What is needed
Transcribe the lines from the start of the data below through the line with "Chart.register(...registerables);", word for word and nothing more.

Supplied information
____________
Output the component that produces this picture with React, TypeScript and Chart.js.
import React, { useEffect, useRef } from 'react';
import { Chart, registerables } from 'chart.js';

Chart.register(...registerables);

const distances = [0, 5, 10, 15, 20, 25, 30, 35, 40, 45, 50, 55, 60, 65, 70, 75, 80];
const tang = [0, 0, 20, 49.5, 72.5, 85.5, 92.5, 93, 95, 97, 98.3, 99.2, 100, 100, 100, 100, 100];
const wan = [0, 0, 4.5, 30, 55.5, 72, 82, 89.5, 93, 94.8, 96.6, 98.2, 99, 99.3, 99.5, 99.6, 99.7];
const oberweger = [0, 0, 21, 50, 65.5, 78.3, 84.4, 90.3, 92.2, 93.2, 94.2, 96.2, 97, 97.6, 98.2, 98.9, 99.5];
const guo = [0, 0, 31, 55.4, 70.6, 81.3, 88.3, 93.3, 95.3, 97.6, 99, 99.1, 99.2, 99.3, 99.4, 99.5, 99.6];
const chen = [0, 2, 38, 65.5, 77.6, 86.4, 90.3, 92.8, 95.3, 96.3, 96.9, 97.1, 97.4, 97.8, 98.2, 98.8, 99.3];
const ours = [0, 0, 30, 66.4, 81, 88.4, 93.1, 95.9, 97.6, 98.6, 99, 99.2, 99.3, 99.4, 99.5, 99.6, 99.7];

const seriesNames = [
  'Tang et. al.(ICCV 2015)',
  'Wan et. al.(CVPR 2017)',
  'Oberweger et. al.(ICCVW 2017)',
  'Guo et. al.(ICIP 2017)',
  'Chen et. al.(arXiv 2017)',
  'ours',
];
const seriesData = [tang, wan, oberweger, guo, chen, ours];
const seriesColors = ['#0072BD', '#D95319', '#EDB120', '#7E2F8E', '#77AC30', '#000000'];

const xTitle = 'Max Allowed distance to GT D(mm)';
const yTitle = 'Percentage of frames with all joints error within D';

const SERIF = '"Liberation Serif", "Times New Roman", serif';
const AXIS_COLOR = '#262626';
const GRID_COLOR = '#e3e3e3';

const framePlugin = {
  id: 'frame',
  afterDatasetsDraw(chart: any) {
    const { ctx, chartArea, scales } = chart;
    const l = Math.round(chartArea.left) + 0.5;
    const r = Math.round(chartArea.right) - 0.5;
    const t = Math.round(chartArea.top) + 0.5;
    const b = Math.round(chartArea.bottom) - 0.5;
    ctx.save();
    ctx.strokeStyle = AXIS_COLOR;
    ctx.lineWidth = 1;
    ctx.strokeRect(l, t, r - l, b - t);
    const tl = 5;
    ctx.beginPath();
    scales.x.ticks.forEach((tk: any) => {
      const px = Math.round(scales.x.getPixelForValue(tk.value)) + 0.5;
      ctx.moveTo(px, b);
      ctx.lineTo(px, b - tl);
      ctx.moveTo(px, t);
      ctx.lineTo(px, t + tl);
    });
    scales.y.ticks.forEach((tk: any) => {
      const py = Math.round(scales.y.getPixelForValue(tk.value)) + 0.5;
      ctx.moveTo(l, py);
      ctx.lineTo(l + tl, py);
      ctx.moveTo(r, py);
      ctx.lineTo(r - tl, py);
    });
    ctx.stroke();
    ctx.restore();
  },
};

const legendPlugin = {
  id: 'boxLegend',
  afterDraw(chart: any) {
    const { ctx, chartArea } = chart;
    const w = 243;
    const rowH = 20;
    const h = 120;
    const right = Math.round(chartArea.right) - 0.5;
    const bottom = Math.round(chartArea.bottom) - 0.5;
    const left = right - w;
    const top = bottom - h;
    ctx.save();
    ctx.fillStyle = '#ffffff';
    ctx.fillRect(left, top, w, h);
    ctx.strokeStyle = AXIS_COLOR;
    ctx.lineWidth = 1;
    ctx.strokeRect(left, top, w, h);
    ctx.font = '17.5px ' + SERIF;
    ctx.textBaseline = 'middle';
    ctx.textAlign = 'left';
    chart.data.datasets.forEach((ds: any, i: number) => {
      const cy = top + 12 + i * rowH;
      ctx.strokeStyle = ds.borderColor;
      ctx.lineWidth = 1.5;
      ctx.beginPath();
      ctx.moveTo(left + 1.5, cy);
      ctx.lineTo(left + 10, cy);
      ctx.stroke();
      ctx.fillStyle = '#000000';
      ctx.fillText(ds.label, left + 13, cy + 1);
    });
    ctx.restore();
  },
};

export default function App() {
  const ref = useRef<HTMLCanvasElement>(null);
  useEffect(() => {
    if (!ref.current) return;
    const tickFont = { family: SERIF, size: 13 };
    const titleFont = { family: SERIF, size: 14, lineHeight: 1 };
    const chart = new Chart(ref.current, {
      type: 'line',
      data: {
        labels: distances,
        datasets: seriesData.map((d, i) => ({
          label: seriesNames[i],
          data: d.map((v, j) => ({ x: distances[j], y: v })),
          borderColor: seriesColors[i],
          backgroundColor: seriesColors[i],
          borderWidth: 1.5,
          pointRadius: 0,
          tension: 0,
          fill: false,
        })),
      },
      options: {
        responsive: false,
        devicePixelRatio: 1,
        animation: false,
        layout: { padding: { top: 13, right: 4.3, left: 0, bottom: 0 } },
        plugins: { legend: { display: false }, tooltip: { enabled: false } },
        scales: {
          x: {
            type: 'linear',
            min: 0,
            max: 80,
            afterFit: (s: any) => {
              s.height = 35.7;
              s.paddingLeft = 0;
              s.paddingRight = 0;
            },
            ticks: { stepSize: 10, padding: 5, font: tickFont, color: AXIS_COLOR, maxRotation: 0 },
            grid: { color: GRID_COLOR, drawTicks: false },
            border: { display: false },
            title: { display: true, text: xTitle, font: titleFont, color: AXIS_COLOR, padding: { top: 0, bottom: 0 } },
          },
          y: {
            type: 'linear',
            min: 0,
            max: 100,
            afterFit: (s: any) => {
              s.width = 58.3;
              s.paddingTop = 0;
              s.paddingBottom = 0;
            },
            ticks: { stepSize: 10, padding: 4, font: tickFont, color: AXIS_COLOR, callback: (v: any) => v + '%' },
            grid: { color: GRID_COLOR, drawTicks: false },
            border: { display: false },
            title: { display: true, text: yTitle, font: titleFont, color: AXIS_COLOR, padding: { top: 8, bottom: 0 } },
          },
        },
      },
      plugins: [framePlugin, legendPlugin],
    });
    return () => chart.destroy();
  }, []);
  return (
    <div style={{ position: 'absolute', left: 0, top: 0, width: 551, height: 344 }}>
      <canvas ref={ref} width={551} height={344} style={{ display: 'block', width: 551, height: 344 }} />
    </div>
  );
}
____________
Correct result
Output the component that produces this picture with React, TypeScript and Chart.js.
import React, { useEffect, useRef } from 'react';
import { Chart, registerables } from 'chart.js';

Chart.register(...registerables);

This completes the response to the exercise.